The Bunong, who live in the forests of northeastern Cambodia, have faced severe disruptions to their lives in recent decades, including displacement during the Khmer Rouge era and the accelerated loss of land and forest since the 2000s due to economic land concessions granted to private plantations.

Samoeun Ratana, 31, said he had returned from his studies in Japan hoping that organic farming would empower the Bunong communities of Mondulkiri.

“This is the best way that we can help them,” he said.

After earning a bachelor’s degree in management in 2015 and working in the NGO sector, Ratana last year went to Japan to study agricultural management, seed production, community building and agricultural economics.

Ratana said he was now working to impart the value of producing organic vegetables, fruits and other crops to the indigenous communities in O’Reang district’s Dak Dam commune, in place of traditional subsistence farming.

“Firstly, we want to create jobs for our community, and find a clear market,” Ratana said. “Secondly, [we want to] improve families’ living conditions.”

More than 30 families had begun to practice organic farming, he said, growing crops such as passion fruit, coffee beans and cherries. Ratana is also planning to lead a group of young people to study agriculture in Japan for six months later this year.

“Frankly speaking, currently we still lack the products to supply to the market,” he said.

Seng Sao, deputy bureau chief of the provincial department of agriculture, forestry and fisheries, said he supported the increasing involvement of indigenous farmers in organic farming.

“Through NGOs and private companies, we will provide them with seeds, training and monitoring,” Sao said.

Sorn Chey, executive director of the Cambodia-based Affiliated Network for Social Accountability in East Asia and the Pacific, who works with indigenous people and ethnic minorities, said the knowledge and skills gained by indigenous youth would help communities adjust to the changing world and handle new challenges.

“They have the ability to learn quickly,” Chey said.

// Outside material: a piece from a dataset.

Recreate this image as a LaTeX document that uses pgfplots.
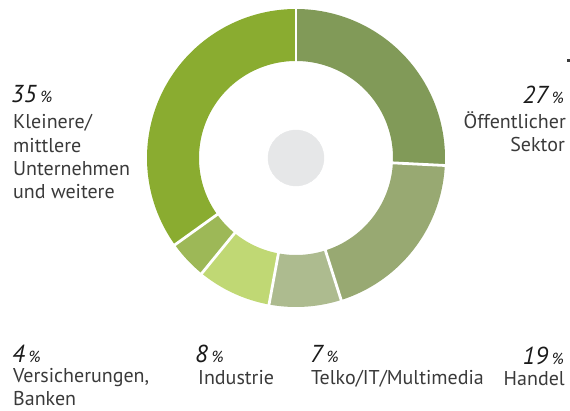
\documentclass[border=0pt]{standalone}
\usepackage{pgfplots}
\usepackage{pgfplotstable}
\pgfplotsset{compat=1.18}
\usepackage{fontspec}
\setmainfont{PT Sans}
\definecolor{c0}{HTML}{819A58}
\definecolor{c1}{HTML}{98A972}
\definecolor{c2}{HTML}{ADBB8F}
\definecolor{c3}{HTML}{C0D874}
\definecolor{c4}{HTML}{9DB857}
\definecolor{c5}{HTML}{8AAC30}
\definecolor{hole}{HTML}{E6E7E8}
\definecolor{txt}{HTML}{3A3A3A}
\definecolor{numc}{HTML}{1A1A1A}

% share of the ring drawn for each segment, clockwise from the top
\pgfplotstableread{
value
25.8
19.3
7.8
8.0
4.2
34.9
}\donutdata

\newcommand{\pnum}[1]{{\fontsize{24.5}{24}\selectfont\itshape #1}\hspace{4pt}{\fontsize{16}{16}\selectfont\itshape\%}}
\newcommand{\ltxt}{\fontsize{20}{23}\selectfont}

\begin{document}
\begin{tikzpicture}
\def\cum{0}
\gdef\plotcmds{}
\gdef\sepcmds{}
\pgfplotsforeachungrouped \i in {0,...,5}{%
  \pgfplotstablegetelem{\i}{value}\of\donutdata
  \pgfmathsetmacro{\a}{90-3.6*\cum}%
  \pgfmathsetmacro{\cum}{\cum+\pgfplotsretval}%
  \pgfmathsetmacro{\b}{90-3.6*\cum}%
  \xdef\plotcmds{\unexpanded\expandafter{\plotcmds}%
    \noexpand\addplot[color=c\i, line width=52pt, line join=round, domain=\b:\a, samples=80, variable=\noexpand\t]
      ({296+123*cos(\noexpand\t)},{253+123*sin(\noexpand\t)});}%
  \xdef\sepcmds{\unexpanded\expandafter{\sepcmds}%
    \noexpand\addplot[white, line width=2.8pt, domain=94:152, samples=2, variable=\noexpand\r]
      ({296+\noexpand\r*cos(\a)},{253+\noexpand\r*sin(\a)});}%
}
\begin{axis}[
  scale only axis, width=570pt, height=411pt,
  xmin=0, xmax=570, ymin=0, ymax=411,
  hide axis, clip=false,
]
\plotcmds
\sepcmds
\addplot[only marks, mark=*, mark size=28pt, color=hole] coordinates {(296,253)};
\addplot[only marks, mark=square*, mark size=1pt, color=numc!85] coordinates {(568,351)};

% left label
\node[anchor=base west, inner sep=0, text=numc] at (axis cs:11,308) {\pnum{35}};
\node[anchor=base west, inner sep=0, text=txt] at (axis cs:13,282) {\ltxt Kleinere/};
\node[anchor=base west, inner sep=0, text=txt] at (axis cs:13,258.5) {\ltxt mittlere};
\node[anchor=base west, inner sep=0, text=txt] at (axis cs:13,235.5) {\ltxt Unternehmen};
\node[anchor=base west, inner sep=0, text=txt] at (axis cs:13,212.5) {\ltxt und weitere};

% right label
\node[anchor=base east, inner sep=0, text=numc] at (axis cs:564,307) {\pnum{27}};
\node[anchor=base east, inner sep=0, text=txt] at (axis cs:566,282) {\ltxt Öffentlicher};
\node[anchor=base east, inner sep=0, text=txt] at (axis cs:565,259) {\ltxt Sektor};

% bottom labels
\node[anchor=base west, inner sep=0, text=numc] at (axis cs:12,48) {\pnum{4}};
\node[anchor=base west, inner sep=0, text=txt] at (axis cs:13,28) {\ltxt Versicherungen,};
\node[anchor=base west, inner sep=0, text=txt] at (axis cs:13,5) {\ltxt Banken};

\node[anchor=base west, inner sep=0, text=numc] at (axis cs:195,48) {\pnum{8}};
\node[anchor=base west, inner sep=0, text=txt] at (axis cs:198,26) {\ltxt Industrie};

\node[anchor=base west, inner sep=0, text=numc] at (axis cs:310,48) {\pnum{7}};
\node[anchor=base west, inner sep=0, text=txt] at (axis cs:311,26) {\ltxt Telko/IT/Multimedia};

\node[anchor=base east, inner sep=0, text=numc] at (axis cs:564,46.5) {\pnum{19}};
\node[anchor=base east, inner sep=0, text=txt] at (axis cs:565,25) {\ltxt Handel};
\end{axis}
\pgfresetboundingbox
\path[use as bounding box] (0,0) rectangle (570pt,411pt);
\end{tikzpicture}
\end{document}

Dam Kunthy, head of the Highlanders Association—an organization advocating for indigenous people in the northeast—said it was important for educated indigenous youth to become leaders in their communities.

According to the association, more than 27,000 of the almost 30,000 indigenous people in Mondulkiri are Bunong, out of about 200,000 indigenous people total in Cambodia.

“We think that these are the only people who understand their traditions and cultures,” Kunthy said. “We believe we need to train and provide knowledge to more indigenous people in order to make them return to work in their areas.”